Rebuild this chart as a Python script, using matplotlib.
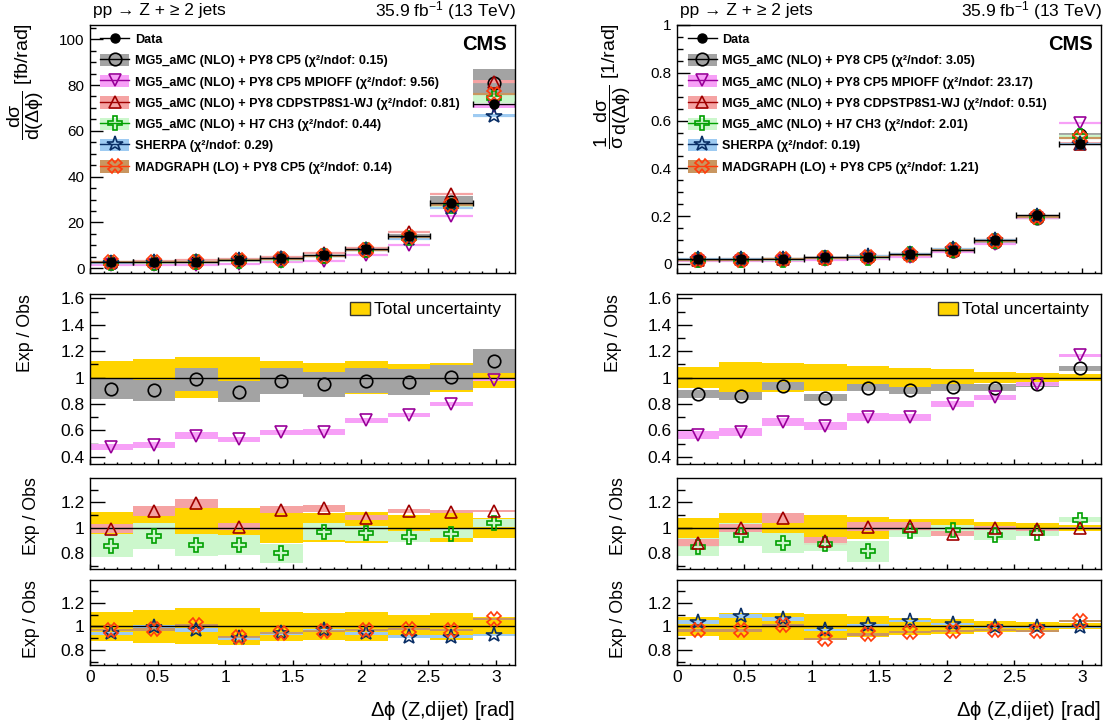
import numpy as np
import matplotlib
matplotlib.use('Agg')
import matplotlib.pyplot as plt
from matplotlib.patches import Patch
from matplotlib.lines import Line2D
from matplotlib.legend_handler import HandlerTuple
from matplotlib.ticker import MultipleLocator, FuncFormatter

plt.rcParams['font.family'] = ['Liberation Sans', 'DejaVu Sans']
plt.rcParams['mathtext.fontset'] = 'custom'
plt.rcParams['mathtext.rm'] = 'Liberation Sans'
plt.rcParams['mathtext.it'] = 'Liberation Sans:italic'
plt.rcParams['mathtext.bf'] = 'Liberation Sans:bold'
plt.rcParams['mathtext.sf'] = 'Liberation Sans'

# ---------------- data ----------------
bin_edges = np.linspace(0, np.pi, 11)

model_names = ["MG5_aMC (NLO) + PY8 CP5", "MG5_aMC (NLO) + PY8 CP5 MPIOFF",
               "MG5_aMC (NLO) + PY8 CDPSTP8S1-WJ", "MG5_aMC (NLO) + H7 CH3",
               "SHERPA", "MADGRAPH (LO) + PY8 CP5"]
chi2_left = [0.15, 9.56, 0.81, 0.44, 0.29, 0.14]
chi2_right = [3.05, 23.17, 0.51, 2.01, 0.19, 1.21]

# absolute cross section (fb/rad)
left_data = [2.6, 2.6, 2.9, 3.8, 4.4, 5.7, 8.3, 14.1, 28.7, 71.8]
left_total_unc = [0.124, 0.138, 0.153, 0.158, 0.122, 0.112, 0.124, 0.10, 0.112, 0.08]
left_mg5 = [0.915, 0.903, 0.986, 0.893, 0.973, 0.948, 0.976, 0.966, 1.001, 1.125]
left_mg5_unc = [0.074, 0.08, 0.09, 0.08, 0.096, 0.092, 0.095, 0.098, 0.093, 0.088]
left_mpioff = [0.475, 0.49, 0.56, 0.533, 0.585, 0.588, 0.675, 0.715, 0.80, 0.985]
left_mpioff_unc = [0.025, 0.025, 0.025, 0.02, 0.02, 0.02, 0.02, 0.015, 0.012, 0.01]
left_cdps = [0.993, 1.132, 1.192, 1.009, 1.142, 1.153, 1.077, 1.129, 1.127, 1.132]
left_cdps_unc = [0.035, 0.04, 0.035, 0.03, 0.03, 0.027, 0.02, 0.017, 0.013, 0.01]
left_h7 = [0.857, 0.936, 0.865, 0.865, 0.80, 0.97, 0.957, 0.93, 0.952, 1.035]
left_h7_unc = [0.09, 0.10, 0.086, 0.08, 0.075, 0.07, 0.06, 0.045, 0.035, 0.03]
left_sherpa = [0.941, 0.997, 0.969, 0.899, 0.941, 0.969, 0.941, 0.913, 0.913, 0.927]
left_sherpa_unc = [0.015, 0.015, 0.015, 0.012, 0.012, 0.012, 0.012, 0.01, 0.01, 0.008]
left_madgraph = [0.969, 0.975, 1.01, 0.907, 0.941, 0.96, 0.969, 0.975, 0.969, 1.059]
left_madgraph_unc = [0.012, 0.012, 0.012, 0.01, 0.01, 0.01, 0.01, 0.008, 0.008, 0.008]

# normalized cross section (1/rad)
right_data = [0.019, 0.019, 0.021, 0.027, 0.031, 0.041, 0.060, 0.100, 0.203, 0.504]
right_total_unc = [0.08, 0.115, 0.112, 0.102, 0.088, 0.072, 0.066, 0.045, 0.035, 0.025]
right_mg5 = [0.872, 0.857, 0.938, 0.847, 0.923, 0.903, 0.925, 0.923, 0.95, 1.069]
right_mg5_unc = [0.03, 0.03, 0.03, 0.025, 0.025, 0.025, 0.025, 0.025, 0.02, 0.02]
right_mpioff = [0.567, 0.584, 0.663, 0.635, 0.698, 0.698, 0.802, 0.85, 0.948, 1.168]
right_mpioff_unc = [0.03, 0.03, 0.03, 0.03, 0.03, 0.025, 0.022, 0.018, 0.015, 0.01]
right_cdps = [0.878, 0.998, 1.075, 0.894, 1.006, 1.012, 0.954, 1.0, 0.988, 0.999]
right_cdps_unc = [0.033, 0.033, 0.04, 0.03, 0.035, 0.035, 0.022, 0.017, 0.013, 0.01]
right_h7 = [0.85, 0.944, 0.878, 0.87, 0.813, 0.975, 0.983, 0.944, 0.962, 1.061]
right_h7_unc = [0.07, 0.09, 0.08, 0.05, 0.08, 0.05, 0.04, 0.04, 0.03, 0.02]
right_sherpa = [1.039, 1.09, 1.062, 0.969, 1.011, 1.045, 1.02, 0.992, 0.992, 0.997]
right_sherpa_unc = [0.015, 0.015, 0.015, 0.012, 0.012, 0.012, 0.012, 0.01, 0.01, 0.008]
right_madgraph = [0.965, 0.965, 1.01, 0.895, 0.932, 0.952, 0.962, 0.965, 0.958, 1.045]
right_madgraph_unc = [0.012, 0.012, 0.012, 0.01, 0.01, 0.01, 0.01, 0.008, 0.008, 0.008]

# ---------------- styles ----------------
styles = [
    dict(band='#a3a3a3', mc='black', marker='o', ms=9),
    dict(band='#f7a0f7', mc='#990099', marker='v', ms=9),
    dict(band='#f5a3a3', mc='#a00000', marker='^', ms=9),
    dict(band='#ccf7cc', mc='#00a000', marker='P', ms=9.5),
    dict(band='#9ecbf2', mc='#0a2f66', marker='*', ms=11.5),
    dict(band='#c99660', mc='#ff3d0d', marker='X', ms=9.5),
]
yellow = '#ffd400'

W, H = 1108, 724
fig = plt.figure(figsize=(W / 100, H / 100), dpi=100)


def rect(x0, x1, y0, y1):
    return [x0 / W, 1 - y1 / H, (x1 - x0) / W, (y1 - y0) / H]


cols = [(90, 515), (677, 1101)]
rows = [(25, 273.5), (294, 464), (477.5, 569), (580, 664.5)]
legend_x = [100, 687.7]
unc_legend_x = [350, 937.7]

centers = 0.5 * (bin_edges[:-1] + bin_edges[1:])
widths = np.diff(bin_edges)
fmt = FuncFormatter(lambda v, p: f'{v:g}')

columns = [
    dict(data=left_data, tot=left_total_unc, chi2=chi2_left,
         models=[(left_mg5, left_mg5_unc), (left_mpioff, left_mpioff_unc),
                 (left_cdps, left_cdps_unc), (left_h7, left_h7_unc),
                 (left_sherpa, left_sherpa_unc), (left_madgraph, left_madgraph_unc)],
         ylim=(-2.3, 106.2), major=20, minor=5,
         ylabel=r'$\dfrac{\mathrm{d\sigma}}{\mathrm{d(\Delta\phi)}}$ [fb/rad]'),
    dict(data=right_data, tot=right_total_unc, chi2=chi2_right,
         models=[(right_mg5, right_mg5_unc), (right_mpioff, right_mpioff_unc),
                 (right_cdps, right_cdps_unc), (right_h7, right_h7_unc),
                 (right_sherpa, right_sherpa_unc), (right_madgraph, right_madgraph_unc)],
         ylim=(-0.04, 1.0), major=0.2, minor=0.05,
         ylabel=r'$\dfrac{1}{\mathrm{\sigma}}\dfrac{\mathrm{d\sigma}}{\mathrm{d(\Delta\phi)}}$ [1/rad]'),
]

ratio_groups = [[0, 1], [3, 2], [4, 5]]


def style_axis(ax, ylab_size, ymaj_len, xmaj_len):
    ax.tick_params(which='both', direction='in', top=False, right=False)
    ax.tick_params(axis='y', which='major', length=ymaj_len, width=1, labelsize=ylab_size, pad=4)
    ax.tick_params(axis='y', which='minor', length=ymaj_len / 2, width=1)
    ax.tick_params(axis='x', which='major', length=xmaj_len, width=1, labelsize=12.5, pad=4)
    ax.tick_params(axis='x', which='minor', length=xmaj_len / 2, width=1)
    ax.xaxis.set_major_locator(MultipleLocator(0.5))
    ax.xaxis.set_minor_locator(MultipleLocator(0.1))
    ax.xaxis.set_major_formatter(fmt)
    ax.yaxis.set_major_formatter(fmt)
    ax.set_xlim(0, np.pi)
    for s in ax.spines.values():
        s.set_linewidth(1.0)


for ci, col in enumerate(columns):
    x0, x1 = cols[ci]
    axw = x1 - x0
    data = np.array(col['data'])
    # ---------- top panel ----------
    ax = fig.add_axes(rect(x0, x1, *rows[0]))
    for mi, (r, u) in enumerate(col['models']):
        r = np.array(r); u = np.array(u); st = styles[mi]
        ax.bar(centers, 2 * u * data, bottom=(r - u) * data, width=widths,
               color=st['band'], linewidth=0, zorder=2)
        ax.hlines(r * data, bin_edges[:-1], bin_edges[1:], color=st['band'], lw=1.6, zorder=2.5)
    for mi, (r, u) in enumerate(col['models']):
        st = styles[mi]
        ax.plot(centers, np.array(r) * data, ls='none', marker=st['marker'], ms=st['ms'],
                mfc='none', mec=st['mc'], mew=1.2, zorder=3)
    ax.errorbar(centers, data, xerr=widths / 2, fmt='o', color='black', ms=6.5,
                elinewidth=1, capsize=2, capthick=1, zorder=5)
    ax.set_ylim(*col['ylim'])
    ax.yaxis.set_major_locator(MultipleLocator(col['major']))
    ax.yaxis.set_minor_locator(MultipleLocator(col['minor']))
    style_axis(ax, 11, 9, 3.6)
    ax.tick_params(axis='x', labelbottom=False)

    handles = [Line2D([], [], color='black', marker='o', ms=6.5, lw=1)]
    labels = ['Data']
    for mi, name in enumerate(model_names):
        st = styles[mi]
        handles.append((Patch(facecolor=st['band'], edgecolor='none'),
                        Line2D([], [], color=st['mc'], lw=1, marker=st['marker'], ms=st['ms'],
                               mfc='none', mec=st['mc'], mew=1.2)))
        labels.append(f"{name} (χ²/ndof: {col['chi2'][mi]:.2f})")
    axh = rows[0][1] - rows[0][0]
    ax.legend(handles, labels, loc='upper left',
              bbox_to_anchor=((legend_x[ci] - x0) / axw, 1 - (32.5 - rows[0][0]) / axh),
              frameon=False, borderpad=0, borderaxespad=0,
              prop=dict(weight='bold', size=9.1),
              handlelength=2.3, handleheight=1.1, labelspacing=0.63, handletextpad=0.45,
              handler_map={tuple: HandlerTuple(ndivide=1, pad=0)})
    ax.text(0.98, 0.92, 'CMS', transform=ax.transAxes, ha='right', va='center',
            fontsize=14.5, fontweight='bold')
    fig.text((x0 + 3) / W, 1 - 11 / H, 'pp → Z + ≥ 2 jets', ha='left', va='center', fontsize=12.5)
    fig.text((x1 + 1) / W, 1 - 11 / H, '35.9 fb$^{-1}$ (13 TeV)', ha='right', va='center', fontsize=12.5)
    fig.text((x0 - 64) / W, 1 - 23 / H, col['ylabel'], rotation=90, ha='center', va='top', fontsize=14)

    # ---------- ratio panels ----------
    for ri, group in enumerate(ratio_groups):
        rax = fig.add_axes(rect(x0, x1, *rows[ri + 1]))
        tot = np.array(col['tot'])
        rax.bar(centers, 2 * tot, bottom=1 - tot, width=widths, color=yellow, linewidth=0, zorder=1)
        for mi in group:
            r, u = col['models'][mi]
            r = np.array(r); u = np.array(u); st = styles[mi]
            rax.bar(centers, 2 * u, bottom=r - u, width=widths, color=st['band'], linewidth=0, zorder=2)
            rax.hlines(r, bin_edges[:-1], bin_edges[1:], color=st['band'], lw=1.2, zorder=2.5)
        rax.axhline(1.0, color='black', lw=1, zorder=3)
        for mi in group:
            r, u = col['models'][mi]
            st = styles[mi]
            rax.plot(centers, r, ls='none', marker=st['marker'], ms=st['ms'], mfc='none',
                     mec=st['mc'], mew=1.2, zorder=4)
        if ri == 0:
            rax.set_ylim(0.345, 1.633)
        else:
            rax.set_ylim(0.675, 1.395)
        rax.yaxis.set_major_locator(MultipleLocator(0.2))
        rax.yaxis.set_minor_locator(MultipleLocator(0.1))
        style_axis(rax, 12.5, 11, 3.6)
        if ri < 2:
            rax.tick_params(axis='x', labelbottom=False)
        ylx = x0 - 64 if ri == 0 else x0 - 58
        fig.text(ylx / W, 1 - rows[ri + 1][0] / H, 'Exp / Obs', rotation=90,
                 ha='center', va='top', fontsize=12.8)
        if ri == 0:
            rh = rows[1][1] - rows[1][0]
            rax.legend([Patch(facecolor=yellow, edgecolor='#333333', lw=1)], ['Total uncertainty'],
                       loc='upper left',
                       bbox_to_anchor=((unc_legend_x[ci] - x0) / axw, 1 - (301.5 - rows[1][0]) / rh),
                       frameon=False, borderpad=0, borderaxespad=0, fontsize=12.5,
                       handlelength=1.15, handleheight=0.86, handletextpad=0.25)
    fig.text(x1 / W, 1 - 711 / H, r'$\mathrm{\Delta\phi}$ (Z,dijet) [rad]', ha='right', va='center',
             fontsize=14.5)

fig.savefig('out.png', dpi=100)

## WHAT NEEDS TO BE DONE
Repeat, word for word and with no pictures, only the lines running from the beginning of the data to the line that contains "chi2_right = [3.05, 23.17, 0.51, 2.01, 0.19, 1.21]".

## SOLUTION FOR THIS EXERCISE
Rebuild this chart as a Python script, using matplotlib.
import numpy as np
import matplotlib
matplotlib.use('Agg')
import matplotlib.pyplot as plt
from matplotlib.patches import Patch
from matplotlib.lines import Line2D
from matplotlib.legend_handler import HandlerTuple
from matplotlib.ticker import MultipleLocator, FuncFormatter

plt.rcParams['font.family'] = ['Liberation Sans', 'DejaVu Sans']
plt.rcParams['mathtext.fontset'] = 'custom'
plt.rcParams['mathtext.rm'] = 'Liberation Sans'
plt.rcParams['mathtext.it'] = 'Liberation Sans:italic'
plt.rcParams['mathtext.bf'] = 'Liberation Sans:bold'
plt.rcParams['mathtext.sf'] = 'Liberation Sans'

# ---------------- data ----------------
bin_edges = np.linspace(0, np.pi, 11)

model_names = ["MG5_aMC (NLO) + PY8 CP5", "MG5_aMC (NLO) + PY8 CP5 MPIOFF",
               "MG5_aMC (NLO) + PY8 CDPSTP8S1-WJ", "MG5_aMC (NLO) + H7 CH3",
               "SHERPA", "MADGRAPH (LO) + PY8 CP5"]
chi2_left = [0.15, 9.56, 0.81, 0.44, 0.29, 0.14]
chi2_right = [3.05, 23.17, 0.51, 2.01, 0.19, 1.21]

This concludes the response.